30.9.05

Direitos, privilégios e desperdícios

1.O pior que pode acontecer a uma classe sócio-profissional que decide fazer greve é essa greve não incomodar ninguém nem impressionar ninguém. Porque uma greve é uma forma de pressão e não há pressão alguma quando a greve não incomoda ninguém. Uma greve de transportes, uma greve da TAP, uma greve dos trabalhadores da EDP, incomodam milhares ou milhões.
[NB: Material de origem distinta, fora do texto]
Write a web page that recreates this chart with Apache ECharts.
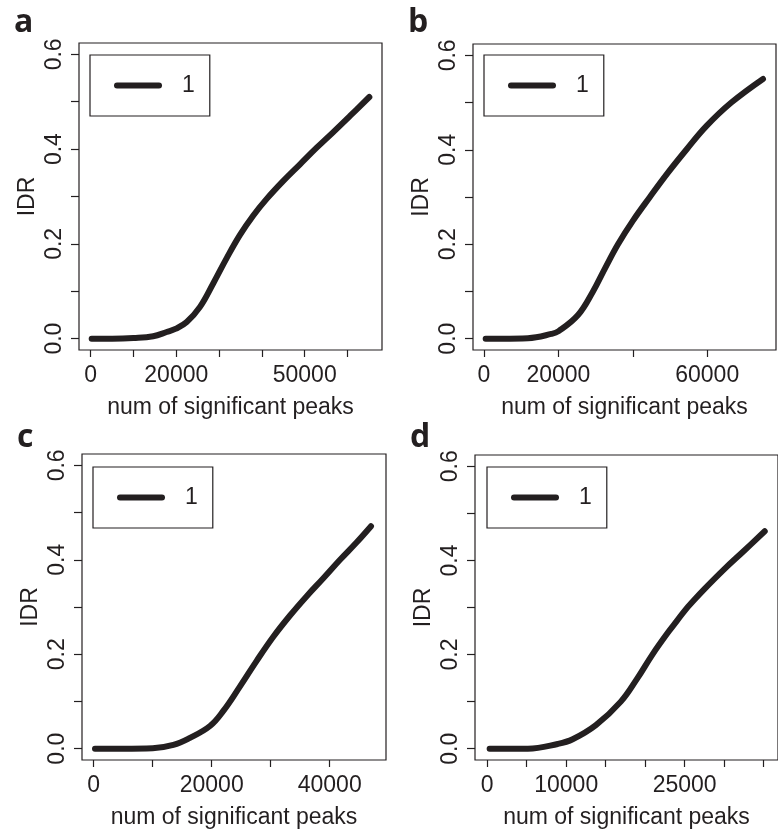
<!DOCTYPE html>
<html>
<head>
<meta charset="utf-8">
<script src="https://cdn.jsdelivr.net/npm/echarts@6/dist/echarts.min.js"></script>
<style>
  html, body { margin: 0; padding: 0; background: #fff; }
  #chart { width: 778px; height: 832px; }
</style>
</head>
<body>
<div id="chart"></div>
<script>
// IDR versus number of significant peaks, four replicate comparisons (a-d)
const panelLetters = ['a', 'b', 'c', 'd'];
const seriesName = '1';
const xAxisTitle = 'num of significant peaks';
const yAxisTitle = 'IDR';

// [num of significant peaks, IDR]
const idrA = [[227, 0], [5000, 0], [10000, 0.0013], [14600, 0.005], [17750, 0.014], [19930, 0.021],
  [22430, 0.035], [25540, 0.067], [28650, 0.117], [31770, 0.170], [34880, 0.219], [37990, 0.260],
  [41120, 0.295], [45000, 0.333], [48900, 0.368], [52800, 0.403], [56680, 0.436], [60580, 0.470], [65100, 0.510]];
const idrB = [[450, 0], [5000, 0], [11800, 0.001], [18100, 0.010], [20070, 0.016], [25270, 0.050],
  [29300, 0.100], [32600, 0.150], [36020, 0.200], [40050, 0.250], [44600, 0.300], [49300, 0.350],
  [54390, 0.400], [59770, 0.450], [66490, 0.500], [75000, 0.550]];
const idrC = [[220, 0], [5000, 0], [10000, 0.001], [13500, 0.008], [16320, 0.023], [19710, 0.048],
  [21970, 0.080], [24800, 0.132], [27620, 0.186], [30440, 0.237], [33270, 0.282], [36100, 0.323],
  [38920, 0.361], [41750, 0.400], [44580, 0.437], [47000, 0.471]];
const idrD = [[300, 0], [5140, 0], [8920, 0.010], [10820, 0.020], [13760, 0.050], [16920, 0.100],
  [19030, 0.150], [20920, 0.200], [23030, 0.250], [24000, 0.271], [25000, 0.293], [26000, 0.312],
  [27500, 0.339], [30000, 0.381], [32500, 0.420], [35150, 0.462]];

// x-axis ticks and the labels that are printed
const xTicksA = [0, 10000, 20000, 30000, 40000, 50000, 60000];
const xLabelsA = [0, 20000, 50000];
const xTicksB = [0, 20000, 40000, 60000];
const xLabelsB = [0, 20000, 60000];
const xTicksC = [0, 10000, 20000, 30000, 40000];
const xLabelsC = [0, 20000, 40000];
const xTicksD = [0, 5000, 10000, 15000, 20000, 25000, 30000, 35000];
const xLabelsD = [0, 10000, 25000];
// y-axis ticks and printed labels (shared)
const yTicks = [0, 0.1, 0.2, 0.3, 0.4, 0.5, 0.6];
const yLabels = [0, 0.2, 0.4, 0.6];

// padded axis extents
const xExtents = [[-2734, 68060], [-2957, 78495], [-1983, 49542], [-1553, 36831]];
const yExtent = [-0.024, 0.624];

const INK = '#231f20';
const FONT = '"Liberation Sans", Arial, sans-serif';
const FS = 23;

const data = [idrA, idrB, idrC, idrD];
const xTicks = [xTicksA, xTicksB, xTicksC, xTicksD];
const xLabels = [xLabelsA, xLabelsB, xLabelsC, xLabelsD];

// panel boxes (px)
const boxes = [
  { left: 79, top: 43, width: 303, height: 307 },
  { left: 473, top: 44, width: 303, height: 306 },
  { left: 82, top: 454, width: 304, height: 306 },
  { left: 475, top: 455, width: 305, height: 305 }
];
const legendPos = [
  { left: 90, top: 55 },
  { left: 484, top: 55 },
  { left: 93, top: 467 },
  { left: 487, top: 467 }
];
const letterPos = [[14, 7], [408, 7], [17, 422], [410, 422]];

const option = {
  backgroundColor: '#fff',
  animation: false,
  grid: boxes.map(b => Object.assign({
    show: true, borderColor: INK, borderWidth: 1.2, backgroundColor: 'transparent', containLabel: false
  }, b)),
  xAxis: boxes.map((b, i) => ({
    type: 'value', gridIndex: i,
    min: xExtents[i][0], max: xExtents[i][1],
    name: xAxisTitle, nameLocation: 'middle', nameGap: 46,
    nameTextStyle: { fontFamily: FONT, fontSize: FS, color: INK },
    splitLine: { show: false },
    axisLine: { show: false, onZero: false },
    axisTick: { show: true, inside: false, length: 7, lineStyle: { color: INK, width: 1.2 }, customValues: xTicks[i] },
    axisLabel: { show: true, margin: 14, fontFamily: FONT, fontSize: FS, color: INK,
      customValues: xLabels[i], formatter: v => String(Math.round(v)) }
  })),
  yAxis: boxes.map((b, i) => ({
    type: 'value', gridIndex: i,
    min: yExtent[0], max: yExtent[1],
    name: yAxisTitle, nameLocation: 'middle', nameGap: 40, nameRotate: 90,
    nameTextStyle: { fontFamily: FONT, fontSize: FS, color: INK },
    splitLine: { show: false },
    axisLine: { show: false, onZero: false },
    axisTick: { show: true, inside: false, length: 8, lineStyle: { color: INK, width: 1.2 }, customValues: yTicks },
    axisLabel: { show: true, rotate: 90, margin: 12.5, fontFamily: FONT, fontSize: FS, color: INK,
      customValues: yLabels, formatter: v => v.toFixed(1) }
  })),
  legend: legendPos.map(p => ({
    left: p.left, top: p.top, orient: 'horizontal',
    data: [seriesName],
    selectedMode: false,
    backgroundColor: '#fff',
    borderColor: INK, borderWidth: 1.2, borderRadius: 0,
    padding: [19, 15, 19, 24],
    itemWidth: 42, itemHeight: 20, itemGap: 0,
    itemStyle: { opacity: 0 },
    lineStyle: { width: 6, color: INK, cap: 'round' },
    textStyle: { fontFamily: FONT, fontSize: FS, color: INK, lineHeight: 23, padding: [0, 0, 0, 18] }
  })),
  graphic: panelLetters.map((t, i) => ({
    type: 'text', left: letterPos[i][0], top: letterPos[i][1],
    style: { text: t, font: 'bold 32px "Open Sans", sans-serif', fill: INK }
  })),
  series: data.map((d, i) => ({
    type: 'line', name: seriesName,
    xAxisIndex: i, yAxisIndex: i,
    data: d,
    showSymbol: false, symbol: 'none',
    smooth: 0.4,
    lineStyle: { width: 6, color: INK, cap: 'round', join: 'round' },
    itemStyle: { color: INK },
    clip: false
  }))
};

const chart = echarts.init(document.getElementById('chart'), null, { renderer: 'canvas' });
chart.setOption(option);
</script>
</body>
</html>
Uma greve na justiça não incomoda ninguém: para aqueles que esperam um ano por um simples despacho e dez anos por uma sentença, uma semana de greve de juízes, magistrados do Ministério Público e funcionários judiciais não incomoda rigorosamente nada.
(…) Quando um cidadão comum olha para o estatuto profissional de um juiz, o que vê é que eles, assim que saem da escola, têm emprego garantido, começam por ganhar 2330 euros, mais 700 de subsídio de renda de casa (que manterão ao longo de toda a carreira, mesmo depois de reformados...), têm um regime especial e privilegiado de segurança social (o qual é pago em mais de 50 por cento pelos utentes da justiça), têm mais de dois meses de férias por ano, são independentes, isto é, não respondem perante ninguém, são irresponsáveis nas suas decisões, por mais incríveis que estas possam ser, são inamovíveis para sempre, por piores que sejam, e só respondem disciplinarmente perante os seus próprios pares, com toda a escandalosa benevolência que daí tradicionalmente resulta. Que outro emprego existe assim no mundo normal onde as pessoas vivem sem ser à sombra do Estado?
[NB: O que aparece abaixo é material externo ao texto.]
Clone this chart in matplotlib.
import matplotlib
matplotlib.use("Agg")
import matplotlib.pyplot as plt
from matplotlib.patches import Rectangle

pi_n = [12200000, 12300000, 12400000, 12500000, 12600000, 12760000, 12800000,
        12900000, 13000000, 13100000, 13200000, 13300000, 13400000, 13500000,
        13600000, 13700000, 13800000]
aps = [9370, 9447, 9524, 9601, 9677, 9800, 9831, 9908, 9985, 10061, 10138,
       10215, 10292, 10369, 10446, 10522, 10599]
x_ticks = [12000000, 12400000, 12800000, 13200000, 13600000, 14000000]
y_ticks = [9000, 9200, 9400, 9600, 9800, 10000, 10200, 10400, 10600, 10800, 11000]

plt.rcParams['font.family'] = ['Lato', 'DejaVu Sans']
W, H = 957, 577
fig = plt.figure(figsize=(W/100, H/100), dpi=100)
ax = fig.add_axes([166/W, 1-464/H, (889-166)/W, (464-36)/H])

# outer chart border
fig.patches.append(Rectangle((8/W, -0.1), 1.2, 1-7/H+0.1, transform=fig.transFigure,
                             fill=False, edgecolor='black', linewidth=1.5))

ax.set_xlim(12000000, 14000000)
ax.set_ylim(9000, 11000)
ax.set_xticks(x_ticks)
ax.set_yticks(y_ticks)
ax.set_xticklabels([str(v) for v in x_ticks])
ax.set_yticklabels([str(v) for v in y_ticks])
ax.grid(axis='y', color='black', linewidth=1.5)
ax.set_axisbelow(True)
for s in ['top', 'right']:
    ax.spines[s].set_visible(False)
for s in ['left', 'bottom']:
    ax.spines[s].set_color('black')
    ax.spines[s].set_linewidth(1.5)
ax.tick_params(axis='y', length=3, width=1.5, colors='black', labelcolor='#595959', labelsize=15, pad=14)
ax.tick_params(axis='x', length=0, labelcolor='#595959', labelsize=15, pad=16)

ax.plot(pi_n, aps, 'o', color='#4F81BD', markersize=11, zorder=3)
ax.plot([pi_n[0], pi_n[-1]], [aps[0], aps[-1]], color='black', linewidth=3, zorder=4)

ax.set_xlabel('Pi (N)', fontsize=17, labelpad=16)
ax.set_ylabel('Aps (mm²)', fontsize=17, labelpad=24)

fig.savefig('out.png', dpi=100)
In http://jornal.publico.clix.pt/noticias.asp?a=2005&m=09&d=30&uid=&id=41510&sid=4637

Comentário: Uma análise astuciosa, e francamente certeira. Mas só em parte. É que, por outro lado, uma greve de juízes é preocupante, pois os tribunais são órgãos de soberania. Seria aceitável que outros órgãos de soberania – deputados, governo, primeiro-ministro, Presidente, fizessem greve – por exemplo reivindicando que as suas regalias estão a ser combatidas? Os órgãos de soberania são a estrutura do país, por isso estas situações podem levar a que, no futuro, Portugal embirre com uma medida qualquer da UE e… entre em greve!